Traffic Commission rejects F Street closure proposal

ENCINITAS — A proposal to shut down a section of F Street for special events such as the downtown farmer’s market and Classic Car Cruise Nights got a red light from the Traffic Commission and business owners along the street.

The Traffic Commission voted unanimously to reject the proposal, which would have resulted in “routine temporary” closures of F Street between Coast Highway 101 and 4th Street during the events.

“It makes our job easier when there is clear consensus that there is not support for an idea,” Commissioner Charlie Lisherness said.

Commissioners said the plan was ill conceived and would adversely impact businesses and residents along the stretch of street just south of downtown. They were joined by a chorus of residents and business owners who implored the commission to kill the proposal.

“It’s probably the worst thing I have ever heard come out of the city of Encinitas,” said Charlie Sougias, owner of the Charlie’s Foreign Cars on 2nd and F streets, one of the businesses that would be most impacted by the closure.

The City Council asked the Traffic Commission to consider the proposal to see if there was public support for the closure, which would accommodate the Encinitas 101 Mainstreet Association’s desire to consolidate some of its events in a single location, especially the farmer’s market, which is currently run in a NCTD parking lot along Vulcan Avenue.

Thora Guthrie, the association’s executive director, said they wanted to see the farmer’s market relocated West of Coast Highway 101 possibly on one of the “alphabet streets,” but even she questioned having it on F Street.

“It’s probably the worst choice,” Guthrie said.

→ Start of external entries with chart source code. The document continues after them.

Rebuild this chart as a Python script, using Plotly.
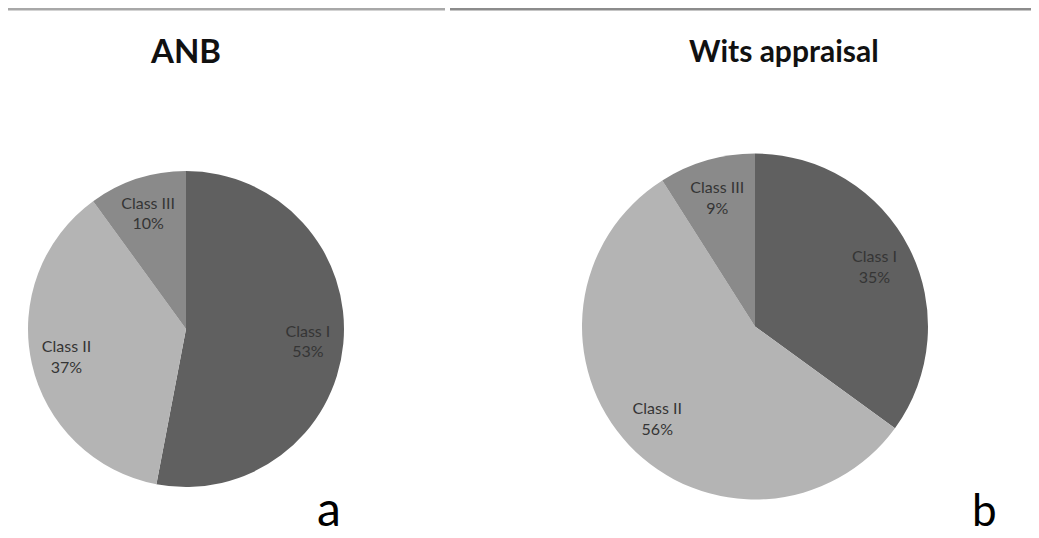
import plotly.graph_objects as go

labels = ["Class I", "Class II", "Class III"]
anb_values = [53, 37, 10]
wits_values = [35, 56, 9]
slice_colors = ["#606060", "#b4b4b4", "#8a8a8a"]
titles = ["ANB", "Wits appraisal"]
panel_letters = ["a", "b"]

W, H = 1039, 538
OFF = 8  # page body margin
FONT = "Lato, 'Open Sans', sans-serif"

def px(x):
    return (x - OFF) / W

def py(y):
    return 1 - (y - OFF) / H

def dom(x0, x1, y0, y1):
    return dict(x=[px(x0), px(x1)], y=[py(y1), py(y0)])

base = dict(labels=labels, sort=False, direction="clockwise", rotation=0, showlegend=False)

fig = go.Figure()
for vals, d in [(anb_values, dom(28, 344, 171, 487)), (wits_values, dom(582, 928, 153, 500))]:
    # colored slices
    fig.add_trace(go.Pie(values=vals, domain=d, marker=dict(colors=slice_colors, line=dict(width=0)),
                         textinfo="none", hoverinfo="label+percent", **base))
    # transparent overlay carrying the labels further out toward the rim
    fig.add_trace(go.Pie(values=vals, domain=d, hole=0.55,
                         marker=dict(colors=["rgba(0,0,0,0)"] * 3, line=dict(width=0)),
                         texttemplate="%{label}<br>%{value}%", textposition="inside",
                         insidetextorientation="horizontal",
                         textfont=dict(family=FONT, size=16, color="#353535"),
                         hoverinfo="skip", **base))

fig.update_layout(
    width=W, height=H,
    margin=dict(l=0, r=0, t=0, b=0),
    paper_bgcolor="white",
    plot_bgcolor="white",
    uniformtext=dict(minsize=16, mode="show"),
    shapes=[
        dict(type="line", xref="paper", yref="paper", x0=px(8), x1=px(445),
             y0=py(9), y1=py(9), line=dict(color="#a8a8a8", width=3)),
        dict(type="line", xref="paper", yref="paper", x0=px(450), x1=px(1039),
             y0=py(9), y1=py(9), line=dict(color="#8c8c8c", width=3)),
    ],
    annotations=[
        dict(text="<b>" + titles[0] + "</b>", x=px(185), y=py(50), xref="paper", yref="paper",
             showarrow=False, xanchor="center", yanchor="middle",
             font=dict(family=FONT, size=33, color="#111111")),
        dict(text="<b>" + titles[1] + "</b>", x=px(784), y=py(50), xref="paper", yref="paper",
             showarrow=False, xanchor="center", yanchor="middle",
             font=dict(family=FONT, size=30, color="#111111")),
        dict(text=panel_letters[0], x=px(329), y=py(507), xref="paper", yref="paper",
             showarrow=False, xanchor="center", yanchor="middle",
             font=dict(family=FONT, size=48, color="#000000")),
        dict(text=panel_letters[1], x=px(984), y=py(509), xref="paper", yref="paper",
             showarrow=False, xanchor="center", yanchor="middle",
             font=dict(family=FONT, size=44, color="#000000")),
    ],
)

fig.write_html("out.html")
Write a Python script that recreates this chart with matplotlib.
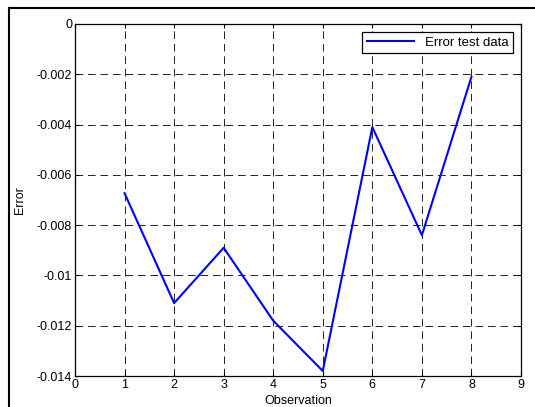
import matplotlib
matplotlib.use("Agg")
import matplotlib.pyplot as plt
from matplotlib.lines import Line2D

plt.rcParams['font.family'] = ['Liberation Sans', 'DejaVu Sans']
plt.rcParams['lines.scale_dashes'] = False

# values
observation = [1, 2, 3, 4, 5, 6, 7, 8]
error_test = [-0.00673, -0.0111, -0.0089, -0.0118, -0.0138, -0.0041, -0.0084, -0.0021]
x_ticks = [0, 1, 2, 3, 4, 5, 6, 7, 8, 9]
y_ticks = [0, -0.002, -0.004, -0.006, -0.008, -0.01, -0.012, -0.014]
y_labels = ['0', '-0.002', '-0.004', '-0.006', '-0.008', '-0.01', '-0.012', '-0.014']

fig = plt.figure(figsize=(5.35, 4.07), dpi=100)
ax = fig.add_axes([75 / 535, 1 - 376 / 407, 446 / 535, 352 / 407])

ax.plot(observation, error_test, color='#0000ff', linewidth=1.5, label='Error test data')

ax.set_xlim(0, 9)
ax.set_ylim(-0.014, 0)
ax.set_xticks(x_ticks)
ax.set_yticks(y_ticks)
ax.set_yticklabels(y_labels)
ax.tick_params(direction='in', top=True, right=True, labelsize=9, length=3, pad=2)
ax.grid(True, color='#222222', linestyle=(0, (5.5, 3.5)), linewidth=0.7)
for s in ax.spines.values():
    s.set_linewidth(0.9)

ax.set_xlabel('Observation', fontsize=9, labelpad=3)
ax.set_ylabel('Error', fontsize=9, labelpad=8)

leg = ax.legend(loc='upper right', fontsize=9.5, fancybox=False, framealpha=1,
                edgecolor='black', borderaxespad=0.6, handlelength=3.6,
                borderpad=0.35)
leg.get_frame().set_linewidth(0.9)

# outer frame around the figure (left and top visible)
fig.add_artist(Line2D([9 / 535, 9 / 535], [0, 1 - 8 / 407], color='black',
                      linewidth=1.5, transform=fig.transFigure))
fig.add_artist(Line2D([9 / 535, 1], [1 - 8 / 407, 1 - 8 / 407], color='black',
                      linewidth=1.5, transform=fig.transFigure))

fig.savefig('out.png', dpi=100)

In addition to blocking driveways of businesses and at least one residence, critics of the proposal said the street closure would block the Fire Department’s access to the street’s lone fire hydrant and would require major logistical efforts to protect residents on the street and gain approval at the local and statewide level.

The staff report alluded to the Santa Monica Farmer’s Market in 2003, during which 10 people died and dozens more were injured by a rogue driver.

The commission also said the recommendation included little details about how frequent the closures would be and what types of events would be put on the street.